### Exercise prompt
Transcribe the lines below verbatim, skipping the images.

### Supplied information
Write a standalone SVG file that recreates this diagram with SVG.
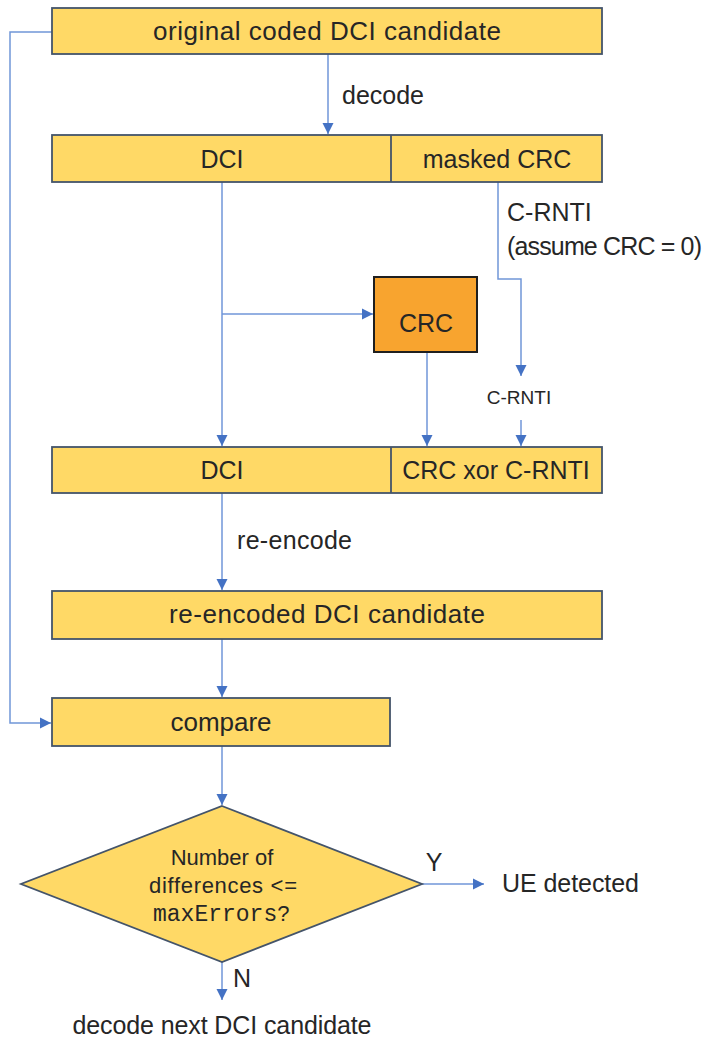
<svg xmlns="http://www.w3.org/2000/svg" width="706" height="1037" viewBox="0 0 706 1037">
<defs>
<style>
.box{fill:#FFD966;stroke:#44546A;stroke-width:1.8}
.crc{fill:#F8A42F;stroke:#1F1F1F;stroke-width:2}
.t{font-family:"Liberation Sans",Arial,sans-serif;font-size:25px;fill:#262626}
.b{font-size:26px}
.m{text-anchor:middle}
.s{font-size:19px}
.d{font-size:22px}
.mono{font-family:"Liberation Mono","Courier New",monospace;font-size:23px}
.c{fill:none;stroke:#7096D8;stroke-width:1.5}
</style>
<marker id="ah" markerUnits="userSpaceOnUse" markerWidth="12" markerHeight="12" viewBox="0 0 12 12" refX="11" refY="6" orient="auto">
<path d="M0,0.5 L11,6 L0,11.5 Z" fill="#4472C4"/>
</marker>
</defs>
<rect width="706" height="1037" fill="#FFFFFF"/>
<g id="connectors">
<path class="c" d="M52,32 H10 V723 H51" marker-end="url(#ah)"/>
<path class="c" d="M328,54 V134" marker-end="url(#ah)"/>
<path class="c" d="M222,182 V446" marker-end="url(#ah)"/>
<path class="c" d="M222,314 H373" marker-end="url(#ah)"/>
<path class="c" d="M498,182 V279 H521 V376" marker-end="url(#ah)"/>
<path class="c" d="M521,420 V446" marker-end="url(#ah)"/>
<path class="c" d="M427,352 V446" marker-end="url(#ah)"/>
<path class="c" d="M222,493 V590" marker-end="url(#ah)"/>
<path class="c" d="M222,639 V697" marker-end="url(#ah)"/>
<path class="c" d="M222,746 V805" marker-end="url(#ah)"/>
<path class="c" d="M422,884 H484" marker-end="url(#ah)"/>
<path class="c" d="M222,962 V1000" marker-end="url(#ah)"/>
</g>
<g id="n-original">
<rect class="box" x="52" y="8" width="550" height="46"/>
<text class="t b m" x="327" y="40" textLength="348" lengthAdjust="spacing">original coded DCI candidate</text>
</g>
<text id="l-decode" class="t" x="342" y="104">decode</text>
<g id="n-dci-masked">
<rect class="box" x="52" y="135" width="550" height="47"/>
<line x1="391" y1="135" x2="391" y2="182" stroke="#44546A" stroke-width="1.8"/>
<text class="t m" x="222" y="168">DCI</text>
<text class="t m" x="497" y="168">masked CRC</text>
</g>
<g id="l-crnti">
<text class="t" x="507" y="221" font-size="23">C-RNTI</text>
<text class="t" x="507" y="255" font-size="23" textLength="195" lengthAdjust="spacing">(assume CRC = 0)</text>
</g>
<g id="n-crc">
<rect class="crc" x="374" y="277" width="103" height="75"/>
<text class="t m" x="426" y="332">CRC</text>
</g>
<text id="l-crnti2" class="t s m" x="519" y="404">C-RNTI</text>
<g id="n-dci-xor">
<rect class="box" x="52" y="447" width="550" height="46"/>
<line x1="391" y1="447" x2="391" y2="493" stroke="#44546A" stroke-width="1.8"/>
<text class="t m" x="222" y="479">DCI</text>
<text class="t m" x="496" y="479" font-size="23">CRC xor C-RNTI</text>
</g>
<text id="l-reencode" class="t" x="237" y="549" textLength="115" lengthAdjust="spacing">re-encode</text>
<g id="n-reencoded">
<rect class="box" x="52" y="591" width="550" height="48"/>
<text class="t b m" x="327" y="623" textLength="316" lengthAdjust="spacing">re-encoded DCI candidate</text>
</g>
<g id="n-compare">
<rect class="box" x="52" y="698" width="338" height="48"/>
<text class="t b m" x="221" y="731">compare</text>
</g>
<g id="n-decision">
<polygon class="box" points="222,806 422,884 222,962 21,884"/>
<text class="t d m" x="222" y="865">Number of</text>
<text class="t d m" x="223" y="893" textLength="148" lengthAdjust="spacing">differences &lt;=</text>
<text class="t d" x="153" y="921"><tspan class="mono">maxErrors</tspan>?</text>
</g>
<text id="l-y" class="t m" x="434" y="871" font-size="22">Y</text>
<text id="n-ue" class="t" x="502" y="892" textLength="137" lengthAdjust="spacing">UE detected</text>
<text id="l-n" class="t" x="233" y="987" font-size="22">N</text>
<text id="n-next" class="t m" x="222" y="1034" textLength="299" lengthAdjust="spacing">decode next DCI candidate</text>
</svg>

### Full solution
Write a standalone SVG file that recreates this diagram with SVG.
<svg xmlns="http://www.w3.org/2000/svg" width="706" height="1037" viewBox="0 0 706 1037">
<defs>
<style>
.box{fill:#FFD966;stroke:#44546A;stroke-width:1.8}
.crc{fill:#F8A42F;stroke:#1F1F1F;stroke-width:2}
.t{font-family:"Liberation Sans",Arial,sans-serif;font-size:25px;fill:#262626}
.b{font-size:26px}
.m{text-anchor:middle}
.s{font-size:19px}
.d{font-size:22px}
.mono{font-family:"Liberation Mono","Courier New",monospace;font-size:23px}
.c{fill:none;stroke:#7096D8;stroke-width:1.5}
</style>
<marker id="ah" markerUnits="userSpaceOnUse" markerWidth="12" markerHeight="12" viewBox="0 0 12 12" refX="11" refY="6" orient="auto">
<path d="M0,0.5 L11,6 L0,11.5 Z" fill="#4472C4"/>
</marker>
</defs>
<rect width="706" height="1037" fill="#FFFFFF"/>
<g id="connectors">
<path class="c" d="M52,32 H10 V723 H51" marker-end="url(#ah)"/>
<path class="c" d="M328,54 V134" marker-end="url(#ah)"/>
<path class="c" d="M222,182 V446" marker-end="url(#ah)"/>
<path class="c" d="M222,314 H373" marker-end="url(#ah)"/>
<path class="c" d="M498,182 V279 H521 V376" marker-end="url(#ah)"/>
<path class="c" d="M521,420 V446" marker-end="url(#ah)"/>
<path class="c" d="M427,352 V446" marker-end="url(#ah)"/>
<path class="c" d="M222,493 V590" marker-end="url(#ah)"/>
<path class="c" d="M222,639 V697" marker-end="url(#ah)"/>
<path class="c" d="M222,746 V805" marker-end="url(#ah)"/>
<path class="c" d="M422,884 H484" marker-end="url(#ah)"/>
<path class="c" d="M222,962 V1000" marker-end="url(#ah)"/>
</g>
<g id="n-original">
<rect class="box" x="52" y="8" width="550" height="46"/>
<text class="t b m" x="327" y="40" textLength="348" lengthAdjust="spacing">original coded DCI candidate</text>
</g>
<text id="l-decode" class="t" x="342" y="104">decode</text>
<g id="n-dci-masked">
<rect class="box" x="52" y="135" width="550" height="47"/>
<line x1="391" y1="135" x2="391" y2="182" stroke="#44546A" stroke-width="1.8"/>
<text class="t m" x="222" y="168">DCI</text>
<text class="t m" x="497" y="168">masked CRC</text>
</g>
<g id="l-crnti">
<text class="t" x="507" y="221" font-size="23">C-RNTI</text>
<text class="t" x="507" y="255" font-size="23" textLength="195" lengthAdjust="spacing">(assume CRC = 0)</text>
</g>
<g id="n-crc">
<rect class="crc" x="374" y="277" width="103" height="75"/>
<text class="t m" x="426" y="332">CRC</text>
</g>
<text id="l-crnti2" class="t s m" x="519" y="404">C-RNTI</text>
<g id="n-dci-xor">
<rect class="box" x="52" y="447" width="550" height="46"/>
<line x1="391" y1="447" x2="391" y2="493" stroke="#44546A" stroke-width="1.8"/>
<text class="t m" x="222" y="479">DCI</text>
<text class="t m" x="496" y="479" font-size="23">CRC xor C-RNTI</text>
</g>
<text id="l-reencode" class="t" x="237" y="549" textLength="115" lengthAdjust="spacing">re-encode</text>
<g id="n-reencoded">
<rect class="box" x="52" y="591" width="550" height="48"/>
<text class="t b m" x="327" y="623" textLength="316" lengthAdjust="spacing">re-encoded DCI candidate</text>
</g>
<g id="n-compare">
<rect class="box" x="52" y="698" width="338" height="48"/>
<text class="t b m" x="221" y="731">compare</text>
</g>
<g id="n-decision">
<polygon class="box" points="222,806 422,884 222,962 21,884"/>
<text class="t d m" x="222" y="865">Number of</text>
<text class="t d m" x="223" y="893" textLength="148" lengthAdjust="spacing">differences &lt;=</text>
<text class="t d" x="153" y="921"><tspan class="mono">maxErrors</tspan>?</text>
</g>
<text id="l-y" class="t m" x="434" y="871" font-size="22">Y</text>
<text id="n-ue" class="t" x="502" y="892" textLength="137" lengthAdjust="spacing">UE detected</text>
<text id="l-n" class="t" x="233" y="987" font-size="22">N</text>
<text id="n-next" class="t m" x="222" y="1034" textLength="299" lengthAdjust="spacing">decode next DCI candidate</text>
</svg>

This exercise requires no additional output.